Tradições e suas contradições
De caça às baleias à mutilação genital feminina, a "tradição" vem sendo usada para disfarçar a barbárie Editorial | Por Monica Pinto 16/09/2018 11h30Nesta sexta-feira, a Comissão Internacional da Baleia (CIB), pela primeira vez reunida no Brasil, em Florianópolis (SC), rejeitou o texto apresentado pelo Japão que pretendia autorizar a caça comercial de baleias, mantendo assim a moratória vigente. Além de alegar um interesse de pesquisa biológica – que não tem nenhum amparo na sensatez -, o governo japonês afirma que a caça à baleia é uma antiga tradição cultural do país.
Eis aqui a questão crucial: até que ponto, sob o norte do respeito a tradições culturais, o mundo deve admitir aberrações e crueldades óbvias? Em julho deste ano, com muito atraso, a Nigéria oficializou a proibição da mutilação genital feminina no país – outra “tradição cultural” que ainda acontece em várias partes do mundo, com resultados trágicos para as pré-adolescentes que têm o clitóris extirpado quase sempre a sangue frio. Segundo levantamento feito por entidades de defesa dos direitos humanos, a mutilação feminina atingiu 25% das mulheres nigerianas entre 15 e 49 anos. Improvável que elas tenham sido consultadas sobre a validade dessa “tradição” e, muito menos, se concordavam em passar por tamanha violência, desprovida de qualquer sentido.

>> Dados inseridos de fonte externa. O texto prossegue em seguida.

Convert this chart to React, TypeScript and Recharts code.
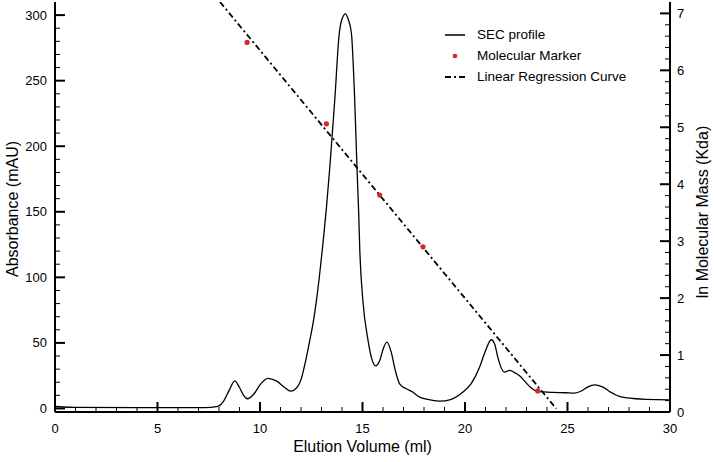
import React from "react";
import { ComposedChart, Line, Scatter, XAxis, YAxis } from "recharts";

// SEC profile, elution volume (ml) vs absorbance (mAU)
const secVolume = [
  0, 0.4, 1, 4, 7, 7.6, 7.94, 8.2, 8.5, 8.77, 9.0, 9.2, 9.39, 9.7, 10.0, 10.39, 10.8, 11.2, 11.5,
  11.7, 11.85, 12.0, 12.12, 12.25, 12.43, 12.6, 12.75, 12.9, 13.08, 13.24, 13.4, 13.52, 13.65, 13.86,
  14.0, 14.17, 14.3, 14.46, 14.62, 14.73, 14.81, 14.87, 15.02, 15.27, 15.45, 15.64, 15.85, 16.0,
  16.19, 16.4, 16.6, 16.81, 17.14, 17.45, 17.79, 18.3, 18.76, 19.3, 19.9, 20.3, 20.71, 21.0, 21.28,
  21.45, 21.6, 21.93, 22.17, 22.4, 22.66, 22.9, 23.15, 23.55, 24.28, 24.9, 25.34, 25.7, 26.0,
  26.32, 26.7, 27.1, 27.53, 28.2, 28.83, 30,
];
const secAbsorbance = [
  1.5, 1.1, 0.8, 0.6, 0.6, 0.8, 1.5, 5, 14, 21, 16, 10, 7.4, 11, 18, 23, 21, 16, 13.2,
  14.5, 17, 22, 29, 38, 52, 66, 82, 101, 127, 153, 183, 208, 236, 285,
  297, 301, 297, 286, 235, 184, 151, 120, 82, 52, 38, 32.5, 37, 45,
  50.6, 43, 29, 18.8, 15, 12.5, 8.6, 6.6, 5.6, 6.8, 12.5, 19, 31.5, 44, 52.4,
  49, 39, 27.7, 29, 27.5, 25, 21, 16.8, 13, 12.2, 12, 11.7, 13.5, 16.5,
  18, 16.5, 12.5, 9.2, 7.6, 6.9, 6.6,
];

// molecular markers, elution volume vs ln molecular mass
const markerVolume = [9.37, 13.24, 15.84, 17.95, 23.55];
const markerLnMass = [6.49, 5.06, 3.81, 2.9, 0.37];

// regression line end points
const fitVolume = [8.05, 24.45];
const fitLnMass = [7.2, 0.06];

const xMajor = [0, 5, 10, 15, 20, 25, 30];
const leftMajor = [0, 50, 100, 150, 200, 250, 300];
const rightMajor = [0, 1, 2, 3, 4, 5, 6, 7];

const xTicks: number[] = [];
for (let i = 0; i <= 30; i++) xTicks.push(i);
const leftTicks: number[] = [];
for (let i = 0; i <= 300; i += 10) leftTicks.push(i);
const rightTicks: number[] = [];
for (let i = 0; i <= 35; i++) rightTicks.push(Math.round(i * 2) / 10);

const secData = secVolume.map((v, i) => ({ v, a: secAbsorbance[i] }));
const markerData = markerVolume.map((v, i) => ({ v, m: markerLnMass[i] }));
const fitData = fitVolume.map((v, i) => ({ v, m: fitLnMass[i] }));

const FONT = "'Liberation Sans', Arial, Helvetica, sans-serif";
const RED = "#d0282c";

const XTick = (props: any) => {
  const { x, y, payload } = props;
  const major = xMajor.includes(payload.value);
  return (
    <g>
      <line x1={x} x2={x} y1={y} y2={y - (major ? 10 : 5)} stroke="#000" strokeWidth={major ? 2 : 1} />
      {major && (
        <text x={x} y={y + 21} textAnchor="middle" fontSize={13} fontFamily={FONT} fill="#000">
          {payload.value}
        </text>
      )}
    </g>
  );
};

const LeftTick = (props: any) => {
  const { x, y, payload } = props;
  const major = leftMajor.includes(payload.value);
  return (
    <g>
      <line x1={x} x2={x + (major ? 10 : 5)} y1={y} y2={y} stroke="#000" strokeWidth={major ? 2 : 1} />
      {major && (
        <text x={x - 8} y={y + 4.5} textAnchor="end" fontSize={13} fontFamily={FONT} fill="#000">
          {payload.value}
        </text>
      )}
    </g>
  );
};

const RightTick = (props: any) => {
  const { x, y, payload } = props;
  const major = rightMajor.includes(payload.value);
  return (
    <g>
      <line x1={x} x2={x - (major ? 10 : 5)} y1={y} y2={y} stroke="#000" strokeWidth={major ? 2 : 1} />
      {major && (
        <text x={x + 7} y={y + 4.5} textAnchor="start" fontSize={13} fontFamily={FONT} fill="#000">
          {payload.value}
        </text>
      )}
    </g>
  );
};

// axis title at a fixed spot; own prop names so the axis does not overwrite them
const Title = ({ tx, ty, rot, text }: { tx: number; ty: number; rot: number; text: string }) => (
  <g transform={`translate(${tx}, ${ty}) rotate(${rot})`}>
    <text x={0} y={0} textAnchor="middle" dominantBaseline="central" fontSize={16} fontFamily={FONT} fill="#000">
      {text}
    </text>
  </g>
);

const MarkerDot = (props: any) => <circle cx={props.cx} cy={props.cy} r={2.6} fill={RED} />;

const legendRows = [
  { label: "SEC profile", kind: "line" },
  { label: "Molecular Marker", kind: "dot" },
  { label: "Linear Regression Curve", kind: "dash" },
];

export default function App() {
  return (
    <div style={{ position: "absolute", left: 0, top: 0, width: 714, height: 462, background: "#fff" }}>
      <ComposedChart width={714} height={462} margin={{ top: 2, right: 0, bottom: 0, left: 0 }}>
        <XAxis
          xAxisId="bottom"
          dataKey="v"
          type="number"
          domain={[0, 30]}
          ticks={xTicks}
          interval={0}
          height={50}
          tickSize={0}
          tickMargin={0}
          tickLine={false}
          tick={<XTick />}
          axisLine={{ stroke: "#000", strokeWidth: 2 }}
          label={<Title tx={362.5} ty={446} rot={0} text="Elution Volume (ml)" />}
        />
        <XAxis
          xAxisId="top"
          orientation="top"
          type="number"
          domain={[0, 30]}
          height={0}
          tick={false}
          tickLine={false}
          axisLine={{ stroke: "#000", strokeWidth: 2 }}
        />
        <YAxis
          yAxisId="left"
          type="number"
          domain={[-2.7, 310]}
          ticks={leftTicks}
          interval={0}
          width={55}
          tickSize={0}
          tickMargin={0}
          tickLine={false}
          tick={<LeftTick />}
          axisLine={{ stroke: "#000", strokeWidth: 2 }}
          label={<Title tx={12} ty={209} rot={-90} text="Absorbance (mAU)" />}
        />
        <YAxis
          yAxisId="right"
          orientation="right"
          type="number"
          domain={[0, 7.2]}
          allowDataOverflow
          ticks={rightTicks}
          interval={0}
          width={44}
          tickSize={0}
          tickMargin={0}
          tickLine={false}
          tick={<RightTick />}
          axisLine={{ stroke: "#000", strokeWidth: 2 }}
          label={<Title tx={702} ty={212} rot={-90} text="ln Molecular Mass (Kda)" />}
        />
        <Line
          xAxisId="bottom"
          yAxisId="left"
          data={secData}
          dataKey="a"
          type="monotone"
          stroke="#000"
          strokeWidth={1.3}
          dot={false}
          activeDot={false}
          isAnimationActive={false}
        />
        <Line
          xAxisId="bottom"
          yAxisId="right"
          data={fitData}
          dataKey="m"
          type="linear"
          stroke="#000"
          strokeWidth={1.8}
          strokeDasharray="6 3 2 3"
          dot={false}
          activeDot={false}
          isAnimationActive={false}
        />
        <Scatter
          xAxisId="bottom"
          yAxisId="right"
          data={markerData}
          dataKey="m"
          shape={<MarkerDot />}
          isAnimationActive={false}
        />
      </ComposedChart>
      <div style={{ position: "absolute", left: 442, top: 24, fontFamily: FONT, fontSize: 13.5, color: "#000" }}>
        {legendRows.map((r) => (
          <div key={r.label} style={{ display: "flex", alignItems: "center", height: 21 }}>
            <svg width={30} height={12} style={{ marginRight: 5 }}>
              {r.kind === "line" && <line x1={3} x2={23} y1={6} y2={6} stroke="#000" strokeWidth={1.5} />}
              {r.kind === "dot" && <circle cx={13} cy={6} r={2.3} fill={RED} />}
              {r.kind === "dash" && (
                <line x1={3} x2={23} y1={6} y2={6} stroke="#000" strokeWidth={1.8} strokeDasharray="6 3 2 3" />
              )}
            </svg>
            <span>{r.label}</span>
          </div>
        ))}
      </div>
    </div>
  );
}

Outro exemplo de “cultura” a serviço da barbárie: ao contrário do que é apregoado, nunca existiu no antigo Código Penal brasileiro o atenuante de “legítima defesa da honra” para homicídios cometidos por maridos/noivos/namorados que flagrassem as parceiras em “traição”. Esse conceito foi, porém, tão largamente utilizado por advogados de defesa desses assassinos que criou-se o mito de tal brecha jurídica. Na prática, a “legítima defesa da honra” os livrou rotineiramente da cadeia com base num entendimento alicerçado no extremo da cultura machista e de “tradições” morais.
Há muitos outros exemplos, infelizmente. De volta ao trocadilho do título, quando uma “tradição” evoca tantas contradições, quando claramente avilta os direitos humanos e os dos animais, há que se lutar, sim, pela sua abolição. O silêncio é omisso e em nada interessa ao mundo que cabe às pessoas de bem construir.